Mentre vediamo un po’ della parabola di Misha e delle altre famiglie nel tempo presente, scopriamo la vita di quasi tutti gli altri membri della navicella attraverso flashback in stile Lost, alcuni recenti, altri lontanissimi: vedi la malattia a cui Ram è sopravvissuto quand’era un ragazzino. È un modo intelligente per interrompere le sequenze dedicate alla missione, e per approfondire gli altri personaggi, che ci sembrano sempre più degni di interesse di Emma. In particolare, tutte le volte che lo sguardo su sposta su Yu e su tutti i fardelli che porta sulle spalle in quanto donna di origine cinese, è difficile non pensare che avremmo preferito lei come figura centrale della serie.
Wu e tutti gli altri attori rivelano una grande energia, e permettono ad Away di trovare una sua compattezza proprio perché paradossalmente sa focalizzarsi sui singoli dettagli. Come accade con The Crown, Away permette un approccio diverso dal classico binge-watching alla Netflix: ti viene voglia di aspettare un po’ prima di vedere un nuovo episodio. A volte le vite degli astronauti sono in pericolo, altre volte può accadere qualcosa di apparentemente più insignificante, come quando Kwesi cerca di capire se potrà piantare qualcosa sul suolo di Marte. Ma c’è sempre un problema da risolvere e non senza una certa ingenuità, del nastro adesivo e una punta di quella che Tom Wolfe, riferendosi agli astronauti del Mercury 7, chiamava “la Cosa Giusta”.

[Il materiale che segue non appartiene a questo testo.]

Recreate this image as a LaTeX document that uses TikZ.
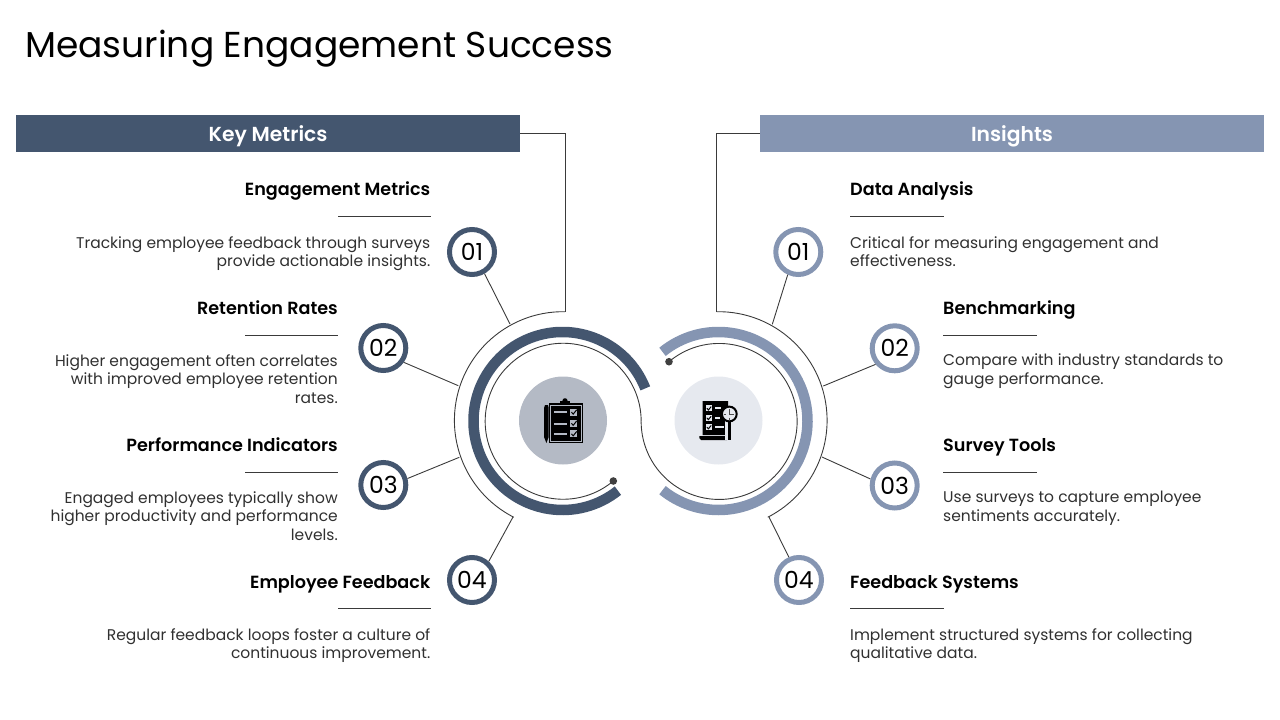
\documentclass[tikz,border=0pt]{standalone}
\usepackage{fontspec}
\setmainfont{Poppins}
\newfontfamily\semib{Poppins SemiBold}
\definecolor{navy}{HTML}{44566F}
\definecolor{steel}{HTML}{8595B2}
\definecolor{discA}{HTML}{B4BAC5}
\definecolor{discB}{HTML}{E6E9EF}
\definecolor{wire}{HTML}{3A3A3A}
\definecolor{dot}{HTML}{404040}
\definecolor{body}{HTML}{303030}
\tikzset{
  thin wire/.style={draw=wire,line width=0.9pt},
  band/.style={line width=10.5pt},
  numA/.style={circle,draw=navy,line width=5pt,minimum size=45pt,inner sep=0pt,text height=17pt,text depth=0pt,font=\fontsize{23.5}{24}\selectfont,text=black},
  numB/.style={circle,draw=steel,line width=5pt,minimum size=45pt,inner sep=0pt,text height=17pt,text depth=0pt,font=\fontsize{23.5}{24}\selectfont,text=black},
  header/.style={minimum width=504pt,minimum height=37pt,inner sep=0pt,text=white},
  hdrtxt/.style={inner sep=0pt,text=white,font=\fontsize{20.3}{22}\selectfont\semib},
  ttlL/.style={anchor=base east,inner sep=0pt,font=\fontsize{17.6}{20}\selectfont\semib,text=black},
  ttlR/.style={anchor=base west,inner sep=0pt,font=\fontsize{17.6}{20}\selectfont\semib,text=black},
  txtL/.style={anchor=north east,inner sep=0pt,align=right,font=\fontsize{15.5}{18.5}\selectfont,text=body},
  txtR/.style={anchor=north west,inner sep=0pt,align=left,font=\fontsize{15.5}{18.5}\selectfont,text=body},
  rulel/.style={draw=wire,line width=0.8pt},
  tick/.style={draw=black,line width=1pt,line cap=round},
}
\begin{document}
\begin{tikzpicture}[x=1pt,y=-1pt]
\useasboundingbox (0,0) rectangle (1280,720);
\node[anchor=base west,inner sep=0pt,font=\fontsize{36}{40}\selectfont,text=black] (title) at (25,57) {Measuring Engagement Success};
\node[header,fill=navy] (hk) at (268,133.5) {};
\node[header,fill=steel] (hi) at (1012,133.5) {};
\node[hdrtxt,anchor=base] (hkt) at (268,141) {Key Metrics};
\node[hdrtxt,anchor=base] (hit) at (1012,141) {Insights};
% ring joints
\coordinate (ringL) at (565,311.7);
\coordinate (ringR) at (716.5,311.7);
\coordinate (a1) at (510,324);
\coordinate (a2) at (458.3,385.7);
\coordinate (a3) at (459.3,457.3);
\coordinate (a4) at (513,517);
\coordinate (b1) at (772.3,324.3);
\coordinate (b2) at (823.3,386);
\coordinate (b3) at (822,457);
\coordinate (b4) at (769,517);
% outer rings
\draw[thin wire] (ringL) arc[start angle=-89,end angle=-243,radius=108.7];
\draw[thin wire] (ringR) arc[start angle=-91,end angle=63,radius=108.7];
\draw[thin wire] (hk.east) -| (ringL);
\draw[thin wire] (hi.west) -| (ringR);
% thick bands
\draw[band,navy] (562.5,421) ++(-21.5:89) arc[start angle=-21.5,end angle=-308.5,radius=89];
\draw[band,steel] (718.5,421) ++(-129:89) arc[start angle=-129,end angle=129,radius=89];
% inner S curve
\coordinate (sL) at (613.3,481);
\coordinate (sR) at (669,361.7);
\draw[thin wire] (sL) arc[start angle=50,end angle=360,radius=78];
\draw[thin wire] (sR) arc[start angle=-130,end angle=180,radius=78];
\fill[dot] (sL) circle (3.8);
\fill[dot] (sR) circle (3.8);
% discs
\node[circle,fill=discA,minimum size=88pt,inner sep=0pt] (da) at (563,420.5) {};
\node[circle,fill=discB,minimum size=88pt,inner sep=0pt] (db) at (718.5,420.5) {};
% clipboard icon
\fill[black] (549.3,403.3) rectangle (582.5,442.7);
\fill[black] (560,403.5) rectangle (570,401);
\fill[black] (565,400.8) circle (2.6);
\draw[discA,line width=0.7pt] (550.7,405) rectangle (581.2,441.2);
\fill[black] (544,408) -- (545,405) -- (548,405) -- (548.7,408) -- (548.7,437) -- (546.4,443) -- (544,437) -- cycle;
\foreach \y in {412.3,423.5,434}{
  \fill[discA] (554,\y-1) rectangle (566.7,\y+1);
  \fill[discA] (570,\y-3.6) rectangle (577.3,\y+3.4);
  \draw[tick] (571.6,\y) -- (573.2,\y+1.8) -- (576.6,\y-2.4);
}
% report icon
\fill[black] (702.7,401) -- (728,401) -- (728,406) -- (725,435) -- (702.7,435) -- cycle;
\fill[black] (699.3,436) -- (725,436) -- (727,440) -- (701,440) -- (699.3,438) -- cycle;
\fill[black] (727.5,420) rectangle (731,440);
\foreach \y in {408.4,418,427.2}{
  \fill[discB] (705.7,\y-3) rectangle (712.3,\y+3);
  \draw[tick] (707,\y) -- (708.4,\y+1.6) -- (711,\y-1.6);
}
\fill[discB] (714.5,407.4) rectangle (721,409.2);
\fill[discB] (714.5,417.2) rectangle (720,419);
\fill[discB] (714.5,426.4) rectangle (724,428.2);
\fill[discB] (725,421) rectangle (727.5,440);
\filldraw[fill=discB,draw=black,line width=2pt] (729.3,414) circle (7.4);
\draw[black!70,line width=0.5pt] (729.3,408.5) -- (729.3,414) -- (733.5,414) (723.5,414) -- (725.5,414) (729.3,417.5) -- (729.3,419.5);
% number badges
\node[numA] (n1) at (472,252) {01};
\node[numA] (n2) at (383.3,348) {02};
\node[numA] (n3) at (383.3,485) {03};
\node[numA] (n4) at (472,580) {04};
\node[numB] (m1) at (798.3,252) {01};
\node[numB] (m2) at (894.7,348.3) {02};
\node[numB] (m3) at (894.7,485.5) {03};
\node[numB] (m4) at (799,580) {04};
\foreach \p/\q in {n1.-60/a1,n2.-35/a2,n3.15/a3,n4.48/a4,m1.-115/b1,m2.220/b2,m3.165/b3,m4.114/b4}{\draw[thin wire] (\p) -- (\q);}
% left column
\node[ttlL] (t1) at (430.5,195) {Engagement Metrics};
\draw[rulel] (338,216) -- (430.5,216);
\node[txtL] (d1) at (430.5,236) {Tracking employee feedback through surveys\\provide actionable insights.};
\node[ttlL] (t2) at (338,314) {Retention Rates};
\draw[rulel] (245,335) -- (338,335);
\node[txtL] (d2) at (338,354) {Higher engagement often correlates\\with improved employee retention\\rates.};
\node[ttlL] (t3) at (338,451) {Performance Indicators};
\draw[rulel] (245,472) -- (338,472);
\node[txtL] (d3) at (338,491) {Engaged employees typically show\\higher productivity and performance\\levels.};
\node[ttlL] (t4) at (430.5,588) {Employee Feedback};
\draw[rulel] (338,608) -- (430.5,608);
\node[txtL] (d4) at (430.5,628) {Regular feedback loops foster a culture of\\continuous improvement.};
% right column
\node[ttlR] (u1) at (850,195) {Data Analysis};
\draw[rulel] (850,216) -- (944,216);
\node[txtR] (e1) at (850,236) {Critical for measuring engagement and\\effectiveness.};
\node[ttlR] (u2) at (943,314) {Benchmarking};
\draw[rulel] (943,335) -- (1037,335);
\node[txtR] (e2) at (943,354) {Compare with industry standards to\\gauge performance.};
\node[ttlR] (u3) at (943,451) {Survey Tools};
\draw[rulel] (943,472) -- (1037,472);
\node[txtR] (e3) at (943,491) {Use surveys to capture employee\\sentiments accurately.};
\node[ttlR] (u4) at (850,588) {Feedback Systems};
\draw[rulel] (850,608) -- (944,608);
\node[txtR] (e4) at (850,628) {Implement structured systems for collecting\\qualitative data.};
\end{tikzpicture}
\end{document}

Prossimamente arriverà anche la comedy di Showtime Moonbase 8, con John C. Reilly e Fred Armisen. Insieme ad Away, si aggiunge all’affollato panorama di titoli di cui fanno parte anche For All Mankind (Apple TV+) e Space Force (Netflix). Io resto un fan di tutto ciò che sia anche solo vagamente collegato alla NASA, ma anche dei family drama sfumati e strappalacrime alla Parenthood. Può darsi che Away faccia entrambe le cose solo a metà, ma le fa comunque piuttosto bene.